There is a non-default BIOS option to enable "L3 prefetching", but it had only small impact on performance (sometimes faster, sometimes slower), so I did not perform any analysis of exactly what it was doing. A curious side effect of the lack of "L3 prefetching" is that access to *remote* memory can have higher bandwidth than accesses to *local* memory. There is a separate prefetcher associated with the UPI interface to the other socket(s), and this prefetcher is enabled by default (on the systems I tested). This prefetcher is aggressive enough to provide higher bandwidth for remote accesses than for local accesses -- at least for a single thread. It only takes a few threads to saturate the UPI interface, so multi-threaded bandwidth definitely favors local accesses.

That is very interesting, and probably a real confounding factor in some performance investigations since it reverses the usual behavior of remote vs local. Are you aware of any other discussions of this effect? It's almost worth a paper...

McCalpinJohn · ‎03-04-2019

I am working on 2-3 reports to try to finish out the work that I did in 2018.

Using microbenchmarks to determine core and L3 slice numbers in Intel SKX (and KNL) processors -- expanding the presentation at https://www.ixpug.org/documents/1524216121knl_skx_topology_coherence_2018-03-23.pptx
Using microbenchmarks to derive the "slice select hash" in Intel SKX processors -- expanding the presentation at https://www.ixpug.org/components/com_solutionlibrary/assets/documents/1538092216-IXPUG_Fall_Conf_2018_paper_20%20-%20John%20McCalpin.pdf and (hopefully) including a closed-form representation of the "slice select hash" in the 14-core SKX processor as well as in the 24-core SKX processor (included in the referenced presentation).
Mitigating Snoop Filter Conflicts in 24-core Skylake Xeon Processors -- follow-up on my SC18 paper http://sc18.supercomputing.org/proceedings/tech_paper/tech_paper_pages/pap421.html with a lot more details about the properties of the address hash.

I will probably post something in these forums as I complete the reports, and will also post on my blog https://sites.utexas.edu/jdm4372/

I am not aware of a "QPI prefetcher" in systems through Broadwell -- this appears to be new in SKX.

Dropping the "prefetch to L3" and increasing the "prefetch to L2" makes sense due to the size and associativity changes:

SKX quadrupled the size of the L2 (0.25 MiB -> 1.0 MiB) and doubled its associativity (8-way -> 16-way)
SKX shrank the L3 (2.5 MiB per core -> 1.375 MiB per core) and reduced its associativity (20-way per slice -> 11-way per slice)

With a fully-exclusive L3 cache, prefetching to L3 would invalidate or downgrade lines in other L2 caches -- a very different behavior than in prior generations. The prefetch could be dropped if the address hits in the snoop filter, but that requires extra logic (and may not always be the right answer for performance).

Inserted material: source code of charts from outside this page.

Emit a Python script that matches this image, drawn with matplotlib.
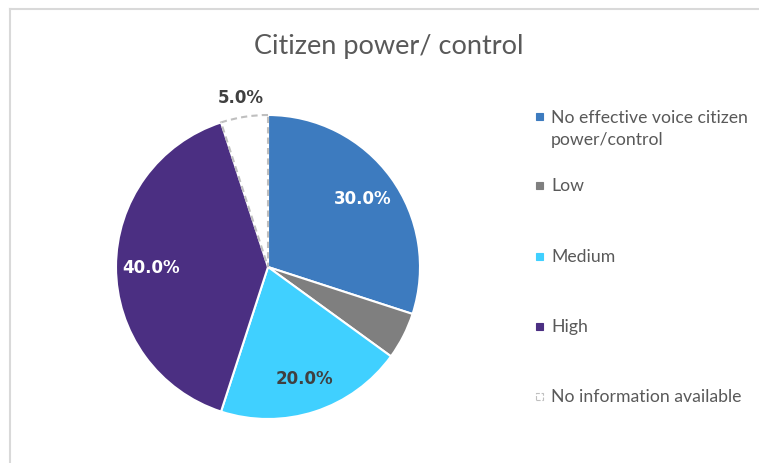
import numpy as np
import matplotlib
matplotlib.use("Agg")
import matplotlib.pyplot as plt
from matplotlib.patches import Rectangle
from matplotlib.lines import Line2D

# data
categories = ["No effective voice citizen\npower/control", "Low", "Medium", "High",
              "No information available"]
shares = [30.0, 5.0, 20.0, 40.0, 5.0]
colors = ["#3D7BBF", "#7F7F7F", "#40D0FF", "#4B2F82", "#FFFFFF"]
label_colors = ["white", "white", "#404040", "white", "#404040"]
show_label = [True, False, True, True, True]

fig = plt.figure(figsize=(7.59, 4.64), dpi=100)

# frame lines (top & left only visible)
fig.add_artist(Line2D([10 / 759, 1.0], [1 - 10 / 464, 1 - 10 / 464],
                      transform=fig.transFigure, color="#D9D9D9", lw=1.5))
fig.add_artist(Line2D([10 / 759, 10 / 759], [0, 1 - 10 / 464],
                      transform=fig.transFigure, color="#D9D9D9", lw=1.5))

fig.text(389 / 759, 1 - 47 / 464, "Citizen power/ control", ha="center", va="center",
         fontsize=19.5, color="#595959", family="Lato")

ax = fig.add_axes([116 / 759, 44 / 464, 304 / 759, 304 / 464])
wedges, texts, autotexts = ax.pie(shares, colors=colors, startangle=90, counterclock=False,
                                  autopct="%1.1f%%", pctdistance=0.77,
                                  wedgeprops=dict(edgecolor="white", linewidth=1.5),
                                  textprops=dict(fontsize=12, fontweight="bold"))
ax.set_aspect("equal")
ax.set_xlim(-1, 1)
ax.set_ylim(-1, 1)

# no-information slice: white with dashed outline
wedges[4].set_edgecolor("#BFBFBF")
wedges[4].set_linestyle((0, (3, 2)))
wedges[4].set_zorder(3)

for i, t in enumerate(autotexts):
    t.set_color(label_colors[i])
    if not show_label[i]:
        t.set_text("")
w = wedges[4]
mid = np.deg2rad((w.theta1 + w.theta2) / 2)
autotexts[4].set_position((1.13 * np.cos(mid), 1.13 * np.sin(mid)))

# legend drawn by hand to match the spacing
legend_y = [129, 186, 257, 327, 397]
for lab, col, y in zip(categories, colors, legend_y):
    yy = 1 - y / 464
    my = 1 - 117 / 464 if "\n" in lab else yy
    ls = "--" if col == "#FFFFFF" else "-"
    ec = "#BFBFBF" if col == "#FFFFFF" else col
    fig.add_artist(Rectangle((536 / 759, my - 3.5 / 464), 7 / 759, 7 / 464,
                             transform=fig.transFigure, facecolor=col, edgecolor=ec,
                             linestyle=ls, lw=0.8))
    fig.text(551 / 759, yy, lab, ha="left", va="center",
             fontsize=12.7, color="#595959", family="Lato", linespacing=1.48)

fig.savefig("out.png", dpi=100)
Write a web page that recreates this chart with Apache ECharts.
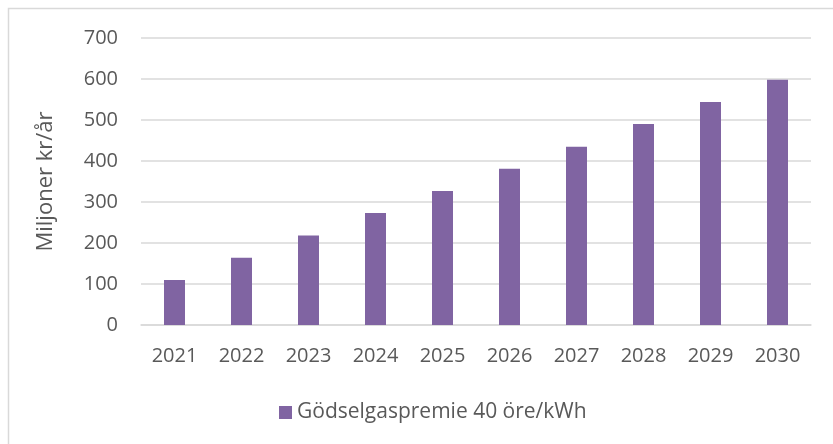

Looking back at my original results, I see that the higher remote bandwidth only occurs when the LLC-prefetch is enabled in the BIOS. With LLC-prefetch enabled, the remote BW increases by ~20% and is about 17% higher than the local BW for the same test. Local BW is almost unchanged by the LLC prefetch. Like Sandy Bridge EP, single-threaded BW on SKX is slightly higher with allocating stores than with streaming stores. Unlike Sandy Bridge EP, vectorization increases single-threaded BW, but the amount depends on the ISA used.